Enabled and Disabled Nodes

Neos 9

This page is for Neos 9.0 with the new Event Sourced Content Repository.

In the old CR, this was called “hidden”, but we felt that enabled and disabled captured the intent better.

If a node is disabled, the system should behave as if this node would not exist. This means:

  • you are not able to query for this node
  • you are not able to query for any child node: If you removed the node, all children would be removed as well.
  • these rules must only apply in frontend, when viewing the site. In backend, you should still see the disabled nodes, so that you can e.g. enable them again.

Cross-Cutting Concerns

Because all API methods on the read side need to implement proper handling of enabled/disabled behavior, we call this a cross-cutting concern. The complexity of the CR appears to be that there are quite some distinct concerns which somehow all interleave with each other; making it hard to build a classical layered architecture which hides some of this complexity.

#Event Structure

Modelling events for enabling/disabling of nodes is rather easy, as you only say “node X should be disabled now”; but the projection has to recursively mark all nodes below as disabled as well.

#Projector Logic

Our basic assumption is that we want to build the transitive closure (of the start node and all sub nodes), and create a “disabling node X leads to node Y being unavailable” relationship.

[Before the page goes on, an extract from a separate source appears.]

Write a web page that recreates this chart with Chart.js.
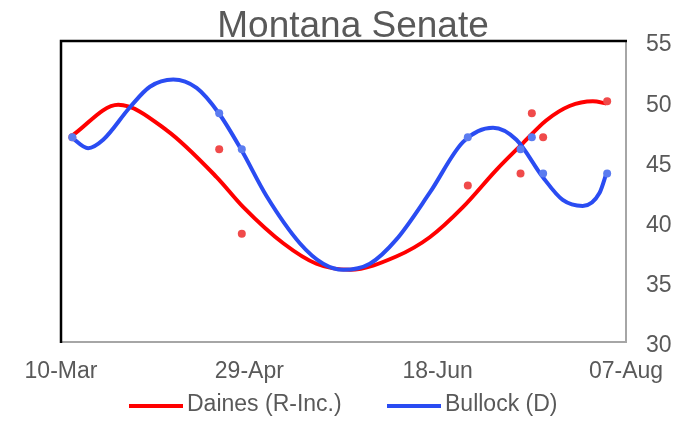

To implement that, we implemented a new database table called TODO; which says “because node X was explicitly disabled, we disable node Y”.

We fill this database table by directly walking the tree structure in SQL (via a recursive Common Table Expression); so that way we can avoid numerous roundtrips from PHP to SQL and back again.

Then, at query time, we join the nodes with this TODO table; to filter out disabled nodes if we are in the frontend.

Disabling a node is more complex than O(1)

You might notice that disabling a node is the first operation we explained which is not having O(1) complexity - but we believe this is OK because often, the number of subnodes affected by a hide should be relatively minor compared to all the nodes in the system.

currently we build up this table for all content streams; we could theoretically only build it for the live content stream.